The contractor can challenge the CO’s decision to terminate the contract for default. The U.S. Court of Appeals for the Federal Circuit has ruled that a default termination is a final decision that can be appealed. Malone v. United States, 849 F.2d 1441 (Fed. Cir. 1988). Therefore, you can appeal the T4D determination immediately to the Boards of Contract Appeals or the U.S. Court of Federal Claims, without having to submit a certified claim to the CO and wait for a final decision on that claim, as you normally would have to do to establish CDA jurisdiction.
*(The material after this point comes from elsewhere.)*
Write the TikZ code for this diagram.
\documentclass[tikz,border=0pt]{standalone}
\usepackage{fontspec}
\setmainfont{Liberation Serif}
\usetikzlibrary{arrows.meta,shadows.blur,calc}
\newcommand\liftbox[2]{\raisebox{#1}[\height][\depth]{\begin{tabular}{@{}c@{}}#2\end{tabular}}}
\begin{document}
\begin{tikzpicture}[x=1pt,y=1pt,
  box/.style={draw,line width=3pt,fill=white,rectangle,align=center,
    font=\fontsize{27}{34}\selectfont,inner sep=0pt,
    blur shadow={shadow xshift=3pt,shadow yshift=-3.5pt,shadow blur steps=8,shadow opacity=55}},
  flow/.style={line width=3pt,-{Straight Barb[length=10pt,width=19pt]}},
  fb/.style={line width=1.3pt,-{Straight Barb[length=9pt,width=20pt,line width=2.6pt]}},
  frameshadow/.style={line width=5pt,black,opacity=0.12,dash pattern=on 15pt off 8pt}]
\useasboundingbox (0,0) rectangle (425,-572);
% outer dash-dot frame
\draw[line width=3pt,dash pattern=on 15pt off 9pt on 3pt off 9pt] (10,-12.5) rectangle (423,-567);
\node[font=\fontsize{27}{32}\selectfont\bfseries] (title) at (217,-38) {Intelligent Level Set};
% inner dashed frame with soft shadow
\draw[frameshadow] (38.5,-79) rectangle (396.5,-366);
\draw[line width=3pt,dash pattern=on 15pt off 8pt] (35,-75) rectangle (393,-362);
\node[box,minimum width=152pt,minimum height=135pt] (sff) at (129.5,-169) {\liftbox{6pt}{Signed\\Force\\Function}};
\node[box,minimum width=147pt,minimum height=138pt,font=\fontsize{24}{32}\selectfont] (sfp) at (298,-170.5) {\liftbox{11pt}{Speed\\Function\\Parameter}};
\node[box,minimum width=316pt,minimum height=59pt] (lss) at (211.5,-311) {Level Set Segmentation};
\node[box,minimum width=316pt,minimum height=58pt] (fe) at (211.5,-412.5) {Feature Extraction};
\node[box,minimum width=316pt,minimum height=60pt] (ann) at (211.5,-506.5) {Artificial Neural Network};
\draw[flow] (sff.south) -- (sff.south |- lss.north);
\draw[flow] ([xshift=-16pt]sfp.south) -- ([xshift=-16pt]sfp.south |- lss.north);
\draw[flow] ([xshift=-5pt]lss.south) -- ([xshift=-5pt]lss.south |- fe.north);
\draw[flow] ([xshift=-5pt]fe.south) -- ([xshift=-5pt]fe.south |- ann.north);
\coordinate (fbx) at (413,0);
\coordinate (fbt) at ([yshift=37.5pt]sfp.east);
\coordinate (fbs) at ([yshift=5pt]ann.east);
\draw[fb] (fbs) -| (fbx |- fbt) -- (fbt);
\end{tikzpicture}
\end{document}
It is the government’s burden to prove, by a preponderance of the evidence, that the termination for default was proper under whichever default termination clause applies to the contract. Lisbon Contractors, Inc. v. United States, 828 F.2d 759 (Fed. Cir. 1987); Walsky Constr. Co., ASBCA No. 41541, 94-1 BCA ¶ 26,264. In addition to ground set forth in the relevant default termination clause, the Government can terminate for default independently under FAR 52.203-3 (the Gratuities clause); FAR 52.209-5 (Certification Regarding Debarment, Suspension, Proposed Debarment, and Other Responsibility Matters); FAR 52.222-26 (Equal Opportunity clause); FAR 52.228-1 (Bid Guarantee clause); and FAR 52.246-2 (the Inspection clause).  Courts and boards hold the government to a high standard when terminating a contract for default because of the adverse impact such an action has on a contractor. Lisbon Contractors, Inc., 828 F.2d at 759 (“[A] termination for default is a drastic sanction that should be imposed upon a contractor only for good cause and in the presence of solid evidence.”).

As to relief, all FAR default clauses provide that an erroneous default termination will be converted to a termination for convenience. FAR 52.249-8(g); FAR 52.249-10(c); FAR 52.249-6(b); ALKAI Consultants, LLC, ASBCA 56792, 10-2 BCA ¶ 34,493 (converted T4D to T4C based on unanticipated conditions and government failure to cooperate). Moreover, if the government acted in bad faith while terminating a contract for default, courts and boards will award common law breach damages rather than the usual termination for convenience costs. See Apex Int’l Mgmt. Servs., Inc., ASBCA No. 38087, 94-2 BCA ¶ 26,842 (finding 20 breaches ASBCA holds Navy liable for breach damages); Sigal Constr. Corp., CBCA No. 508, 10-1 BCA ¶ 34,442 (finding T4C to be in bad faith where GSA deleted work from a construction contract to have that work performed by another contractor at a lower price).